Problem
Reproduce the listing below in full and without alteration, apart from its pictures.

────────────────

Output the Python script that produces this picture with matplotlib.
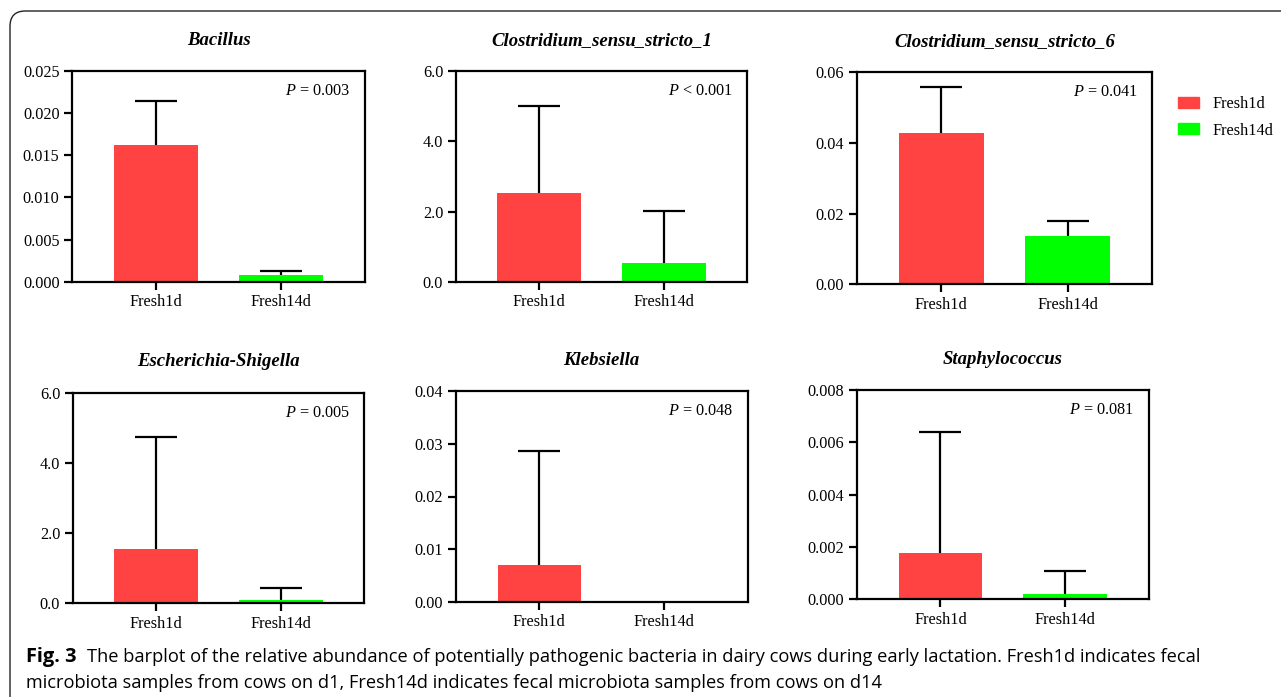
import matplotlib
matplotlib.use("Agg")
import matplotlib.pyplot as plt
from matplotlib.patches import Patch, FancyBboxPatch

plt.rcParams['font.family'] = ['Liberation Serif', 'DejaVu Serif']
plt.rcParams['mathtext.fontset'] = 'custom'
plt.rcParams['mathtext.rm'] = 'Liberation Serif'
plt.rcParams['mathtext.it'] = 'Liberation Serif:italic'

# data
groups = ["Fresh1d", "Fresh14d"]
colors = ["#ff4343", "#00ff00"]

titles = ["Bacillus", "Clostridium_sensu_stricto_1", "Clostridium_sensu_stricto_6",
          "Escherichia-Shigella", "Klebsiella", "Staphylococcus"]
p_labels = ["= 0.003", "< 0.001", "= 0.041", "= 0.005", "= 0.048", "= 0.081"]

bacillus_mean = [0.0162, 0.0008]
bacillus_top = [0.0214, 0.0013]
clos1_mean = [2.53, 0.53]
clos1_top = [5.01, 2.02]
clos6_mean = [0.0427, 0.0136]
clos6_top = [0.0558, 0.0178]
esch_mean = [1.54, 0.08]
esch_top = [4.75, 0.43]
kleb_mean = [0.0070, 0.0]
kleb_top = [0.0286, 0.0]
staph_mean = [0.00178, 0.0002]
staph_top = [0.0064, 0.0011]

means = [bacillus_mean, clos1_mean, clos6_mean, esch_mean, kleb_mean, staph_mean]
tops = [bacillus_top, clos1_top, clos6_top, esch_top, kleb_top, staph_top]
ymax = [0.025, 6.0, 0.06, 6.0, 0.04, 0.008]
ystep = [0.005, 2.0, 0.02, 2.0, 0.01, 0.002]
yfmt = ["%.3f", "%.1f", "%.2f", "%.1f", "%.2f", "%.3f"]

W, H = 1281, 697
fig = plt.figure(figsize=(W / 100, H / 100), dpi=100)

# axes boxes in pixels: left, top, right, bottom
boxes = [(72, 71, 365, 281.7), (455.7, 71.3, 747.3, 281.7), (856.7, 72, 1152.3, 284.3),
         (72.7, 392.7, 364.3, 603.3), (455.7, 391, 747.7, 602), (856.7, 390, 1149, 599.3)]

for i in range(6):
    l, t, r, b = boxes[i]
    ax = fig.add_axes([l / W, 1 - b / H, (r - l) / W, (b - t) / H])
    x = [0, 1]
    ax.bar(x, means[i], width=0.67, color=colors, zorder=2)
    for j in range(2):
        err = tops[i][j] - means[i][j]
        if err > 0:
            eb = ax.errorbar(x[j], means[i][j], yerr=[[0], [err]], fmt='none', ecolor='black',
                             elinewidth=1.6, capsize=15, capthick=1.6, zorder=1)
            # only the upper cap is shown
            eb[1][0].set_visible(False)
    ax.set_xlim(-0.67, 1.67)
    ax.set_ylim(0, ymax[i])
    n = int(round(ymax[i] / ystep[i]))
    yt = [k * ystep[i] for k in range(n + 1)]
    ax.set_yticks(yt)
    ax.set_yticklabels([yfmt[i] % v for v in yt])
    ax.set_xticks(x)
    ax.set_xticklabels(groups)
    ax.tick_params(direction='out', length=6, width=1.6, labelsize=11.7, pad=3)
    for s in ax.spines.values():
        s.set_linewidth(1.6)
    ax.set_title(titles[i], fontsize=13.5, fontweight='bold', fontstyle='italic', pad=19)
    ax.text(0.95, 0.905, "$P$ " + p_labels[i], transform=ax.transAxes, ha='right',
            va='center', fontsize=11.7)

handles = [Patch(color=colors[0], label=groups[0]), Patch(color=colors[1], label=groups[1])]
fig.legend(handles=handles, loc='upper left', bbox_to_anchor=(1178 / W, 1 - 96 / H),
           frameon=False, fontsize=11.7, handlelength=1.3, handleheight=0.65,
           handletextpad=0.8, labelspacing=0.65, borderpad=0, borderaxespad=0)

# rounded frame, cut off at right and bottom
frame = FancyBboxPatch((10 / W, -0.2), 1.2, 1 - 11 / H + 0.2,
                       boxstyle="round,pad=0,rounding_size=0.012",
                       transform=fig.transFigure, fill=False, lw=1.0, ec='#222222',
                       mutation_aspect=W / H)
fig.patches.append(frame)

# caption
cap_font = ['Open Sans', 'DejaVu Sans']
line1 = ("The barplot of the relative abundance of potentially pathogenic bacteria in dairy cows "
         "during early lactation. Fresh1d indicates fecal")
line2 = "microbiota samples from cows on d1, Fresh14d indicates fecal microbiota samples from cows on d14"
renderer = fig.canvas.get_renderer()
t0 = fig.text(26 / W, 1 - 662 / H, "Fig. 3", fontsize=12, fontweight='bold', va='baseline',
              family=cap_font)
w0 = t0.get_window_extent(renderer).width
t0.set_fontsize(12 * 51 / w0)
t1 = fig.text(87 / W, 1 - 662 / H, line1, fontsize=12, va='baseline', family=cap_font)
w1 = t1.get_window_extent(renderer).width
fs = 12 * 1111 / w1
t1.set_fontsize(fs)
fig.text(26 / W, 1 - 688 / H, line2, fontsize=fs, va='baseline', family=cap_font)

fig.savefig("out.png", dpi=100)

────────────────

Exercise solution
Output the Python script that produces this picture with matplotlib.
import matplotlib
matplotlib.use("Agg")
import matplotlib.pyplot as plt
from matplotlib.patches import Patch, FancyBboxPatch

plt.rcParams['font.family'] = ['Liberation Serif', 'DejaVu Serif']
plt.rcParams['mathtext.fontset'] = 'custom'
plt.rcParams['mathtext.rm'] = 'Liberation Serif'
plt.rcParams['mathtext.it'] = 'Liberation Serif:italic'

# data
groups = ["Fresh1d", "Fresh14d"]
colors = ["#ff4343", "#00ff00"]

titles = ["Bacillus", "Clostridium_sensu_stricto_1", "Clostridium_sensu_stricto_6",
          "Escherichia-Shigella", "Klebsiella", "Staphylococcus"]
p_labels = ["= 0.003", "< 0.001", "= 0.041", "= 0.005", "= 0.048", "= 0.081"]

bacillus_mean = [0.0162, 0.0008]
bacillus_top = [0.0214, 0.0013]
clos1_mean = [2.53, 0.53]
clos1_top = [5.01, 2.02]
clos6_mean = [0.0427, 0.0136]
clos6_top = [0.0558, 0.0178]
esch_mean = [1.54, 0.08]
esch_top = [4.75, 0.43]
kleb_mean = [0.0070, 0.0]
kleb_top = [0.0286, 0.0]
staph_mean = [0.00178, 0.0002]
staph_top = [0.0064, 0.0011]

means = [bacillus_mean, clos1_mean, clos6_mean, esch_mean, kleb_mean, staph_mean]
tops = [bacillus_top, clos1_top, clos6_top, esch_top, kleb_top, staph_top]
ymax = [0.025, 6.0, 0.06, 6.0, 0.04, 0.008]
ystep = [0.005, 2.0, 0.02, 2.0, 0.01, 0.002]
yfmt = ["%.3f", "%.1f", "%.2f", "%.1f", "%.2f", "%.3f"]

W, H = 1281, 697
fig = plt.figure(figsize=(W / 100, H / 100), dpi=100)

# axes boxes in pixels: left, top, right, bottom
boxes = [(72, 71, 365, 281.7), (455.7, 71.3, 747.3, 281.7), (856.7, 72, 1152.3, 284.3),
         (72.7, 392.7, 364.3, 603.3), (455.7, 391, 747.7, 602), (856.7, 390, 1149, 599.3)]

for i in range(6):
    l, t, r, b = boxes[i]
    ax = fig.add_axes([l / W, 1 - b / H, (r - l) / W, (b - t) / H])
    x = [0, 1]
    ax.bar(x, means[i], width=0.67, color=colors, zorder=2)
    for j in range(2):
        err = tops[i][j] - means[i][j]
        if err > 0:
            eb = ax.errorbar(x[j], means[i][j], yerr=[[0], [err]], fmt='none', ecolor='black',
                             elinewidth=1.6, capsize=15, capthick=1.6, zorder=1)
            # only the upper cap is shown
            eb[1][0].set_visible(False)
    ax.set_xlim(-0.67, 1.67)
    ax.set_ylim(0, ymax[i])
    n = int(round(ymax[i] / ystep[i]))
    yt = [k * ystep[i] for k in range(n + 1)]
    ax.set_yticks(yt)
    ax.set_yticklabels([yfmt[i] % v for v in yt])
    ax.set_xticks(x)
    ax.set_xticklabels(groups)
    ax.tick_params(direction='out', length=6, width=1.6, labelsize=11.7, pad=3)
    for s in ax.spines.values():
        s.set_linewidth(1.6)
    ax.set_title(titles[i], fontsize=13.5, fontweight='bold', fontstyle='italic', pad=19)
    ax.text(0.95, 0.905, "$P$ " + p_labels[i], transform=ax.transAxes, ha='right',
            va='center', fontsize=11.7)

handles = [Patch(color=colors[0], label=groups[0]), Patch(color=colors[1], label=groups[1])]
fig.legend(handles=handles, loc='upper left', bbox_to_anchor=(1178 / W, 1 - 96 / H),
           frameon=False, fontsize=11.7, handlelength=1.3, handleheight=0.65,
           handletextpad=0.8, labelspacing=0.65, borderpad=0, borderaxespad=0)

# rounded frame, cut off at right and bottom
frame = FancyBboxPatch((10 / W, -0.2), 1.2, 1 - 11 / H + 0.2,
                       boxstyle="round,pad=0,rounding_size=0.012",
                       transform=fig.transFigure, fill=False, lw=1.0, ec='#222222',
                       mutation_aspect=W / H)
fig.patches.append(frame)

# caption
cap_font = ['Open Sans', 'DejaVu Sans']
line1 = ("The barplot of the relative abundance of potentially pathogenic bacteria in dairy cows "
         "during early lactation. Fresh1d indicates fecal")
line2 = "microbiota samples from cows on d1, Fresh14d indicates fecal microbiota samples from cows on d14"
renderer = fig.canvas.get_renderer()
t0 = fig.text(26 / W, 1 - 662 / H, "Fig. 3", fontsize=12, fontweight='bold', va='baseline',
              family=cap_font)
w0 = t0.get_window_extent(renderer).width
t0.set_fontsize(12 * 51 / w0)
t1 = fig.text(87 / W, 1 - 662 / H, line1, fontsize=12, va='baseline', family=cap_font)
w1 = t1.get_window_extent(renderer).width
fs = 12 * 1111 / w1
t1.set_fontsize(fs)
fig.text(26 / W, 1 - 688 / H, line2, fontsize=fs, va='baseline', family=cap_font)

fig.savefig("out.png", dpi=100)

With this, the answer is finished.